Citigroup Inc., 881 F.3d 277, 284-85 (3d Cir. 2018).
                                              14
change of an existing term or condition of employment.” Citizens Publ’g, 263 F.3d at

233 (quoting Litton Fin. Printing Div. v. NLRB, 501 U.S. 190, 198 (1991)). Such an

employer “also derivatively violates § 8(a)(1) of the Act, which makes it an unfair labor

practice ‘to interfere with, restrain, or coerce employees in the exercise of’ their statutory

federal labor rights.” Id. at 233 (quoting 29 U.S.C. § 158(a)(1)).

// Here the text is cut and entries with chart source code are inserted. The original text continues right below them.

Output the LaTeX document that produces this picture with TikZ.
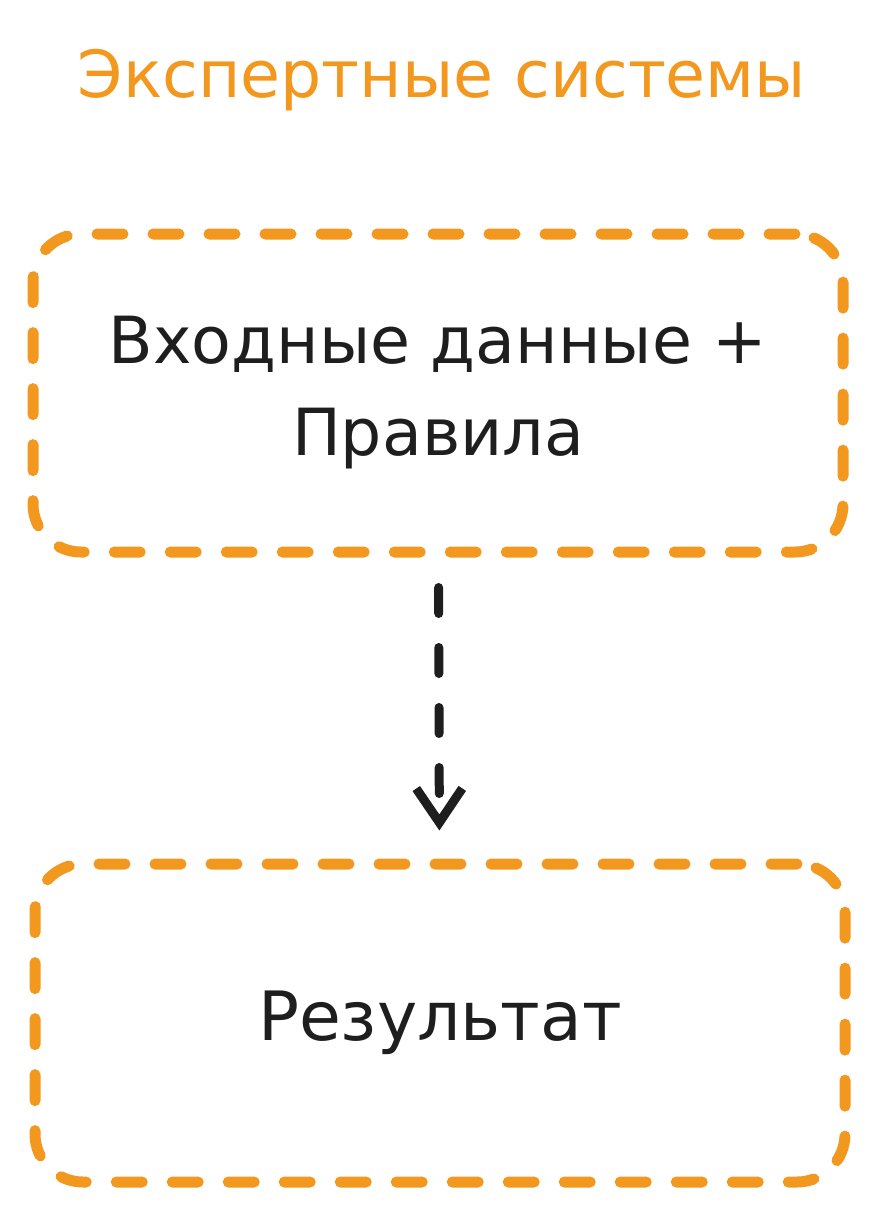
\documentclass[tikz,border=0pt]{standalone}
\usepackage{fontspec}
\setmainfont{DejaVu Sans}
\usetikzlibrary{positioning, arrows.meta}
\definecolor{sketchorange}{RGB}{242,152,30}
\definecolor{sketchink}{RGB}{30,30,30}

\begin{document}
\begin{tikzpicture}[x=1pt, y=-1pt,
    box/.style={draw=sketchorange, line width=11pt, line cap=round,
        dash pattern=on 26pt off 30pt, rounded corners=48pt,
        minimum width=810pt, minimum height=318pt, align=center,
        text=sketchink, font=\fontsize{65}{92}\selectfont},
    flow/.style={draw=sketchink, line width=9pt, line cap=round,
        dash pattern=on 26pt off 34pt,
        -{Straight Barb[length=34pt, width=46pt, line width=9pt]},
        shorten <=30pt, shorten >=28pt}]
    \useasboundingbox (0,0) rectangle (876,1216);
    \node[text=sketchorange, font=\fontsize{65}{70}\selectfont] (title) at (442,80) {Экспертные системы};
    \node[box] (rules) at (438,393) {Входные данные +\\Правила};
    \node[box] (result) at (440,1023) {\fontsize{68}{80}\selectfont Результат};

    \draw[flow] (rules) -- (result);
\end{tikzpicture}
\end{document}
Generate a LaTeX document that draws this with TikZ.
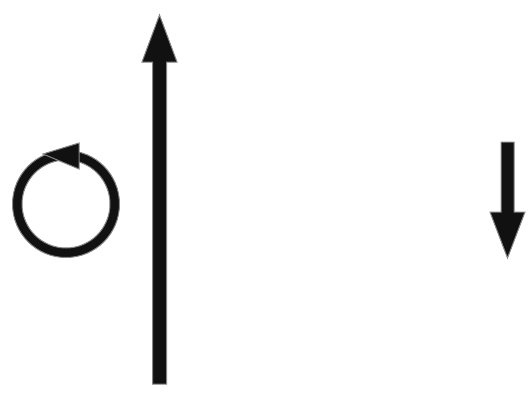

       Substantial evidence supports the NLRB’s conclusion that County Concrete

unilaterally modified the CBAs in violation of § 8(a)(5) and (1). As discussed above,

there was substantial evidence to support the conclusion that: (1) the parties agreed that

the dues-checkoff clause would become effective on January 1, 2016; (2) County

Concrete announced that it was changing the date to March 1, 2016; (3) Local 863 did

not agree to a later effective date for the dues-checkoff clause; and (4) County Concrete

did not collect and remit dues for January and February 2016 from employees whose

signed dues-checkoff authorizations it had received. Accordingly, County Concrete

effected a “unilateral change” of the dues-checkoff clause and failed to comply with its

original terms. See Citizens Publ’g, 263 F.3d at 233. The NLRB thus did not err in

concluding that County Concrete violated both § 8(a)(5) and (1) of the NLRA. Hearst

Corp. Capital Newspaper Div. & Local 31034, Newspaper Commc’n Workers of Am.,

CFL-CIO, 343 N.L.R.B. 689, 693 (2004) (“It is well established that an employer

violates Section 8(a)(5) by ceasing to deduct and remit dues in derogation of an existing

contract.”).

                                              15
                                          IV

      For these reasons, we will deny County Concrete’s petition for review and grant

the NLRB’s cross-application for enforcement.